Task details: Return the records, each one exactly as written.

── Provided entries ──

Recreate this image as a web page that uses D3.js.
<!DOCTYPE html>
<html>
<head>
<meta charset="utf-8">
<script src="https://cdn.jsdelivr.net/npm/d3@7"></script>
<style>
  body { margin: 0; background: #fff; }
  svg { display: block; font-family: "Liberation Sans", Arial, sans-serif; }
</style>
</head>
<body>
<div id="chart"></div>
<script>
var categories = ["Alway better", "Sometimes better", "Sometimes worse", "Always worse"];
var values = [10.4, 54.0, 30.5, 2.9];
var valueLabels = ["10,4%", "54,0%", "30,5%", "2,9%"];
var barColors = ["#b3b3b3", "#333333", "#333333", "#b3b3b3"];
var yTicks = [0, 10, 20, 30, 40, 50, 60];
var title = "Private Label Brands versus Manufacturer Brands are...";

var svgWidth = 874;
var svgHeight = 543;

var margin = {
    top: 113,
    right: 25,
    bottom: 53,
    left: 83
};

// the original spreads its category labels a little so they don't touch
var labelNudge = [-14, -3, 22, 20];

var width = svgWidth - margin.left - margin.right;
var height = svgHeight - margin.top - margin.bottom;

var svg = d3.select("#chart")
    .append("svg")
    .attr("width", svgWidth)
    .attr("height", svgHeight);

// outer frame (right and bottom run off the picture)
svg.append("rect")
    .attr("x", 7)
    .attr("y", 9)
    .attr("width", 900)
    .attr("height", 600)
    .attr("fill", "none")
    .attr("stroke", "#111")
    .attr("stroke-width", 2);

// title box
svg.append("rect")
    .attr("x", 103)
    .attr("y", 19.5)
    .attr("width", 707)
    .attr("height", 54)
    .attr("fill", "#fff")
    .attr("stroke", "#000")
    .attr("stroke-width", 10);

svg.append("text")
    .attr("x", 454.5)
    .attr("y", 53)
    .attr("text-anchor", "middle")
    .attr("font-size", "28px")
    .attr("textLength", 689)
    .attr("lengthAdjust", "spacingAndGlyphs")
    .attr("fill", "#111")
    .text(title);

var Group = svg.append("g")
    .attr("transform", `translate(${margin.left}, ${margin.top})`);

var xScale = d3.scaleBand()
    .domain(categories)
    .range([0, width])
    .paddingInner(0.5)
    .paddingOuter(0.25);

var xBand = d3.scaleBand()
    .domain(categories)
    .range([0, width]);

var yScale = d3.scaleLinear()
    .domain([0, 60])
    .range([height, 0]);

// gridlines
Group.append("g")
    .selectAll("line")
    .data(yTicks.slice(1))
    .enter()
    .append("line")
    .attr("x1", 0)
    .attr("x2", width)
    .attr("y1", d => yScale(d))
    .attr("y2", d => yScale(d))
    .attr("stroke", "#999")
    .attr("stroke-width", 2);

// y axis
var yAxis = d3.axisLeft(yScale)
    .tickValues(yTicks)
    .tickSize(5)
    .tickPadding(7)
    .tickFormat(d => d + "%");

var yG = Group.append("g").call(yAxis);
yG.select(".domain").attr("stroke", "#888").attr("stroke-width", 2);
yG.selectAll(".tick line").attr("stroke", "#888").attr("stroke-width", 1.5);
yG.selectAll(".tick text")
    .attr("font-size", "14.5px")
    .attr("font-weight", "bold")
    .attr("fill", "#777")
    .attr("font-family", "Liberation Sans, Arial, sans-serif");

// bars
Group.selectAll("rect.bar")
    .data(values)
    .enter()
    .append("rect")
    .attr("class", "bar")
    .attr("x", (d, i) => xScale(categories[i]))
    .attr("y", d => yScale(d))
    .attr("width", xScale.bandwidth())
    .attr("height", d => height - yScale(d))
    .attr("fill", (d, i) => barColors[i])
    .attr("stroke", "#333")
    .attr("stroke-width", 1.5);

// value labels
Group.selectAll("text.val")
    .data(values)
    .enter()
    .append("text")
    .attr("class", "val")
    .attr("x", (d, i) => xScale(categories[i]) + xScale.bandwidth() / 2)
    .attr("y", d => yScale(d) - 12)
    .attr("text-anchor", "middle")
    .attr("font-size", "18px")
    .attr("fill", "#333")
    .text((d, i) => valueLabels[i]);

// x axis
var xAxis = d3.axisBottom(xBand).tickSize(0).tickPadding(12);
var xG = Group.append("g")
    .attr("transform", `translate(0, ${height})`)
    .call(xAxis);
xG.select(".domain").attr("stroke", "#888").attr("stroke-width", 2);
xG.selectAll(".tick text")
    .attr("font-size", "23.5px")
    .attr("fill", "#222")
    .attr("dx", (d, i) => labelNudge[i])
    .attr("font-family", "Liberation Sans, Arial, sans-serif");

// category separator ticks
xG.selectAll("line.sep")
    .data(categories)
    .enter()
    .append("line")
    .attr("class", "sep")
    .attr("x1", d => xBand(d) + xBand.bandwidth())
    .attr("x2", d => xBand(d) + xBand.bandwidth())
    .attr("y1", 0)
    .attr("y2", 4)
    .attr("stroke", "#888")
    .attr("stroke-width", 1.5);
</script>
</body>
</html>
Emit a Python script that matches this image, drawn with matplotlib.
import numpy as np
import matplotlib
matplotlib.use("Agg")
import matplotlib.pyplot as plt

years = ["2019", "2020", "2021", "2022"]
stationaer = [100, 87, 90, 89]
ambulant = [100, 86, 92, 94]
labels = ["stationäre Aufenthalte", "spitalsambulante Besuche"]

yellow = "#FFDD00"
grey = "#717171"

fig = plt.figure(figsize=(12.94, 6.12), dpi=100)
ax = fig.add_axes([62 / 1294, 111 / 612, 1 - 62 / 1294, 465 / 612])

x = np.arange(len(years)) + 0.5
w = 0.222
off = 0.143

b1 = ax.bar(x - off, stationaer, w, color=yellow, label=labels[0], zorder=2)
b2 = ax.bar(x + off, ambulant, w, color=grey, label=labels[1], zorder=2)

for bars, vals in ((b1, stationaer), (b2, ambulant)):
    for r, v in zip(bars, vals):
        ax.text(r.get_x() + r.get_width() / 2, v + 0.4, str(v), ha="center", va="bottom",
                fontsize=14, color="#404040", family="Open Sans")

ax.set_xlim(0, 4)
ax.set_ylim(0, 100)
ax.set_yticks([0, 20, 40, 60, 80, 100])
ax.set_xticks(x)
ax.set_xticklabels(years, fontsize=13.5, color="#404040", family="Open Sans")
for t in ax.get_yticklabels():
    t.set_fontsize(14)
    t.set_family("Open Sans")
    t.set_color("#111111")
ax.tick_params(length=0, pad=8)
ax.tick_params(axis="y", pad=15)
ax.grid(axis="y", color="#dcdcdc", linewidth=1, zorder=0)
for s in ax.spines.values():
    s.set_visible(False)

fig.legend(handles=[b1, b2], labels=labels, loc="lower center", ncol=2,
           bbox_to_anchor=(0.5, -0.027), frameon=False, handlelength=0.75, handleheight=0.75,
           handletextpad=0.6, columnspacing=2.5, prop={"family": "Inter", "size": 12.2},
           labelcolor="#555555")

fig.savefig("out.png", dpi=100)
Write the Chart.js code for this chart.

───

Expected output:
Recreate this image as a web page that uses D3.js.
<!DOCTYPE html>
<html>
<head>
<meta charset="utf-8">
<script src="https://cdn.jsdelivr.net/npm/d3@7"></script>
<style>
  body { margin: 0; background: #fff; }
  svg { display: block; font-family: "Liberation Sans", Arial, sans-serif; }
</style>
</head>
<body>
<div id="chart"></div>
<script>
var categories = ["Alway better", "Sometimes better", "Sometimes worse", "Always worse"];
var values = [10.4, 54.0, 30.5, 2.9];
var valueLabels = ["10,4%", "54,0%", "30,5%", "2,9%"];
var barColors = ["#b3b3b3", "#333333", "#333333", "#b3b3b3"];
var yTicks = [0, 10, 20, 30, 40, 50, 60];
var title = "Private Label Brands versus Manufacturer Brands are...";

var svgWidth = 874;
var svgHeight = 543;

var margin = {
    top: 113,
    right: 25,
    bottom: 53,
    left: 83
};

// the original spreads its category labels a little so they don't touch
var labelNudge = [-14, -3, 22, 20];

var width = svgWidth - margin.left - margin.right;
var height = svgHeight - margin.top - margin.bottom;

var svg = d3.select("#chart")
    .append("svg")
    .attr("width", svgWidth)
    .attr("height", svgHeight);

// outer frame (right and bottom run off the picture)
svg.append("rect")
    .attr("x", 7)
    .attr("y", 9)
    .attr("width", 900)
    .attr("height", 600)
    .attr("fill", "none")
    .attr("stroke", "#111")
    .attr("stroke-width", 2);

// title box
svg.append("rect")
    .attr("x", 103)
    .attr("y", 19.5)
    .attr("width", 707)
    .attr("height", 54)
    .attr("fill", "#fff")
    .attr("stroke", "#000")
    .attr("stroke-width", 10);

svg.append("text")
    .attr("x", 454.5)
    .attr("y", 53)
    .attr("text-anchor", "middle")
    .attr("font-size", "28px")
    .attr("textLength", 689)
    .attr("lengthAdjust", "spacingAndGlyphs")
    .attr("fill", "#111")
    .text(title);

var Group = svg.append("g")
    .attr("transform", `translate(${margin.left}, ${margin.top})`);

var xScale = d3.scaleBand()
    .domain(categories)
    .range([0, width])
    .paddingInner(0.5)
    .paddingOuter(0.25);

var xBand = d3.scaleBand()
    .domain(categories)
    .range([0, width]);

var yScale = d3.scaleLinear()
    .domain([0, 60])
    .range([height, 0]);

// gridlines
Group.append("g")
    .selectAll("line")
    .data(yTicks.slice(1))
    .enter()
    .append("line")
    .attr("x1", 0)
    .attr("x2", width)
    .attr("y1", d => yScale(d))
    .attr("y2", d => yScale(d))
    .attr("stroke", "#999")
    .attr("stroke-width", 2);

// y axis
var yAxis = d3.axisLeft(yScale)
    .tickValues(yTicks)
    .tickSize(5)
    .tickPadding(7)
    .tickFormat(d => d + "%");

var yG = Group.append("g").call(yAxis);
yG.select(".domain").attr("stroke", "#888").attr("stroke-width", 2);
yG.selectAll(".tick line").attr("stroke", "#888").attr("stroke-width", 1.5);
yG.selectAll(".tick text")
    .attr("font-size", "14.5px")
    .attr("font-weight", "bold")
    .attr("fill", "#777")
    .attr("font-family", "Liberation Sans, Arial, sans-serif");

// bars
Group.selectAll("rect.bar")
    .data(values)
    .enter()
    .append("rect")
    .attr("class", "bar")
    .attr("x", (d, i) => xScale(categories[i]))
    .attr("y", d => yScale(d))
    .attr("width", xScale.bandwidth())
    .attr("height", d => height - yScale(d))
    .attr("fill", (d, i) => barColors[i])
    .attr("stroke", "#333")
    .attr("stroke-width", 1.5);

// value labels
Group.selectAll("text.val")
    .data(values)
    .enter()
    .append("text")
    .attr("class", "val")
    .attr("x", (d, i) => xScale(categories[i]) + xScale.bandwidth() / 2)
    .attr("y", d => yScale(d) - 12)
    .attr("text-anchor", "middle")
    .attr("font-size", "18px")
    .attr("fill", "#333")
    .text((d, i) => valueLabels[i]);

// x axis
var xAxis = d3.axisBottom(xBand).tickSize(0).tickPadding(12);
var xG = Group.append("g")
    .attr("transform", `translate(0, ${height})`)
    .call(xAxis);
xG.select(".domain").attr("stroke", "#888").attr("stroke-width", 2);
xG.selectAll(".tick text")
    .attr("font-size", "23.5px")
    .attr("fill", "#222")
    .attr("dx", (d, i) => labelNudge[i])
    .attr("font-family", "Liberation Sans, Arial, sans-serif");

// category separator ticks
xG.selectAll("line.sep")
    .data(categories)
    .enter()
    .append("line")
    .attr("class", "sep")
    .attr("x1", d => xBand(d) + xBand.bandwidth())
    .attr("x2", d => xBand(d) + xBand.bandwidth())
    .attr("y1", 0)
    .attr("y2", 4)
    .attr("stroke", "#888")
    .attr("stroke-width", 1.5);
</script>
</body>
</html>
Emit a Python script that matches this image, drawn with matplotlib.
import numpy as np
import matplotlib
matplotlib.use("Agg")
import matplotlib.pyplot as plt

years = ["2019", "2020", "2021", "2022"]
stationaer = [100, 87, 90, 89]
ambulant = [100, 86, 92, 94]
labels = ["stationäre Aufenthalte", "spitalsambulante Besuche"]

yellow = "#FFDD00"
grey = "#717171"

fig = plt.figure(figsize=(12.94, 6.12), dpi=100)
ax = fig.add_axes([62 / 1294, 111 / 612, 1 - 62 / 1294, 465 / 612])

x = np.arange(len(years)) + 0.5
w = 0.222
off = 0.143

b1 = ax.bar(x - off, stationaer, w, color=yellow, label=labels[0], zorder=2)
b2 = ax.bar(x + off, ambulant, w, color=grey, label=labels[1], zorder=2)

for bars, vals in ((b1, stationaer), (b2, ambulant)):
    for r, v in zip(bars, vals):
        ax.text(r.get_x() + r.get_width() / 2, v + 0.4, str(v), ha="center", va="bottom",
                fontsize=14, color="#404040", family="Open Sans")

ax.set_xlim(0, 4)
ax.set_ylim(0, 100)
ax.set_yticks([0, 20, 40, 60, 80, 100])
ax.set_xticks(x)
ax.set_xticklabels(years, fontsize=13.5, color="#404040", family="Open Sans")
for t in ax.get_yticklabels():
    t.set_fontsize(14)
    t.set_family("Open Sans")
    t.set_color("#111111")
ax.tick_params(length=0, pad=8)
ax.tick_params(axis="y", pad=15)
ax.grid(axis="y", color="#dcdcdc", linewidth=1, zorder=0)
for s in ax.spines.values():
    s.set_visible(False)

fig.legend(handles=[b1, b2], labels=labels, loc="lower center", ncol=2,
           bbox_to_anchor=(0.5, -0.027), frameon=False, handlelength=0.75, handleheight=0.75,
           handletextpad=0.6, columnspacing=2.5, prop={"family": "Inter", "size": 12.2},
           labelcolor="#555555")

fig.savefig("out.png", dpi=100)
Write the Chart.js code for this chart.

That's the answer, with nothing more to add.